My immediate desire was to have something that was nice to look at, and after playing with a few ideas in Illustrator and Photoshop, my limitations as an artist frustrated me into doing some stock art searching. I eventually found a really nice piece of retro-style vector art and paid the reasonable licensing fee to use it.

I had to think through this a little, because I wasn't sure how I felt about using art that wasn't mine on the card. Through the years, I've kind of gotten used to doing everything myself for almost any type of project. Getting involved with the Drupal project was the first step in admitting that I had reached the edges of what I could accomplish as an individual, and since then various other aspects of my world have shifted to be more trusting and reliant on others. In this shift, I also learned more of the value of allowing others to be reliant on you. There's a real human need to find a place to fit in your world, and I think we find it by discovering what we have to offer to others.

I realized that in using this particular piece of art, I'm may be ultimately serving the purpose of the artist by adding to the overall beauty in the world (as opposed to using my own art and adding to the overall cruft). As a creator of sorts myself, I recognize that in creating something with quality part of me wants the attribution for the work, but if I think about it a little I can also muster the higher motive of just improving the overall experience of people in my world, regardless of its source. So, even though his name isn't on my card, the artist's work will still get out there just a little more because of it.

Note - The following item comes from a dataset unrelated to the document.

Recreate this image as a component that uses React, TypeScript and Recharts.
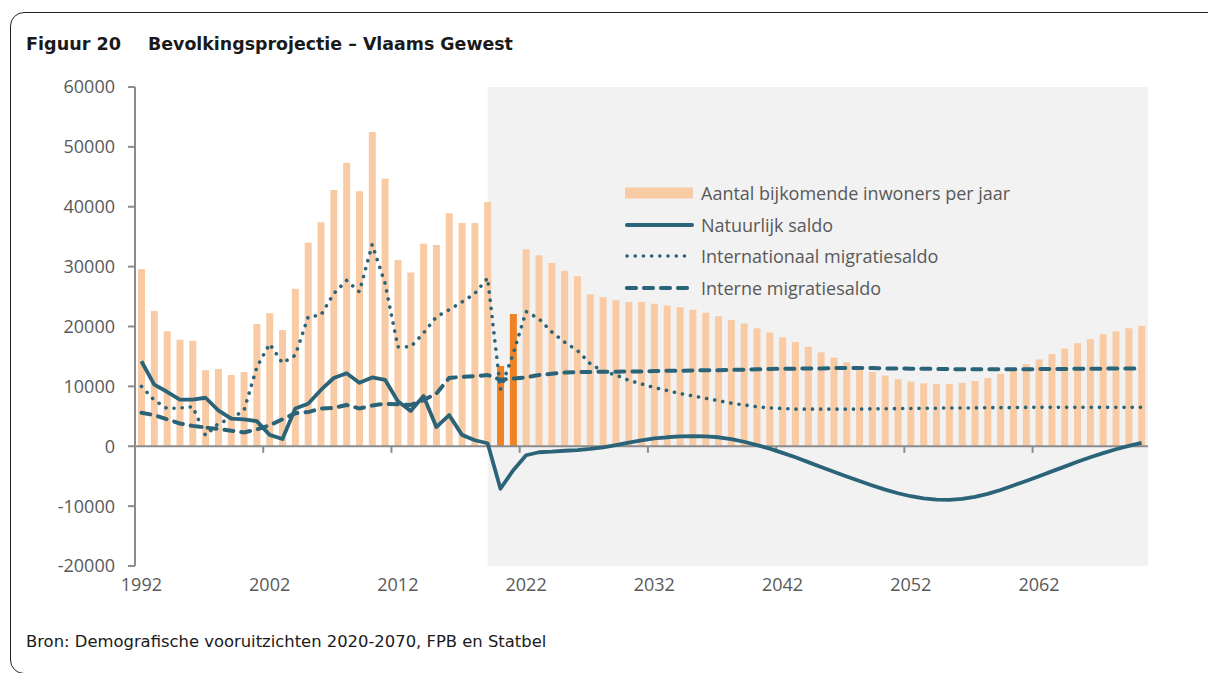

So, Kudos to Aleksandar Velasevic for creating a really nice piece of art, and thanks for letting me use it for a very reasonable licensing fee.

Just wanted to jot a few thoughts about this while it's on the mind.

I've worked with clients in the past who are content with a product that is okay, but not fantastic, because a lower cost = lower customer expectations = little or no backlash for bugs. I've tried this myself with designing several throw-away apps in an effort to generate a little buzz. What happened was kind of unexpected. Some people actually used the apps, and some people really liked them.

I realize these folks are transitional. They finally figured out how to articulate the problem of what they need, and are leapfrogging applications until they find one that works for them. As soon as they find one that works, they'll really dial back the effort, but might spend a little time trying to find something better when they experience bugs or garden walls. I followed the same process this morning to find a little countdown timer app. I found something that worked, and now have better things to do for a while before I go trying to find something better.

There's actually a market there. The equation is to spend less time and money on a product, charge less and your users will expect less, and will likely move on to something better eventually without bugging you much in the process.

Is this ethical? You're putting a sub-par product out there knowingly and expect people to use it little if at all. Doesn't this just add noise to the cacophony of options out there for just about anything you want to do? Add to the equation a huge marketing push, and you've got a lame duck you're nearly *pushing* on unsuspecting users. Phrased that way, it seems morally ambiguous at best. And once people have their band-aid, they will be less likely to find the better solution (and pay for it, supporting the producers of a fine product).

But, I can also see an argument from the other side. By providing a solution (any solution) to a problem, you're fulfilling your part of the bargain. It is, after all, a solution. Maybe people only use it in transition, but perhaps it's better to have at least some solution in the interim period. Maybe there's a role there, and an important one.

Jury's out on this one for me. I'd likely favor one of either side in different situations.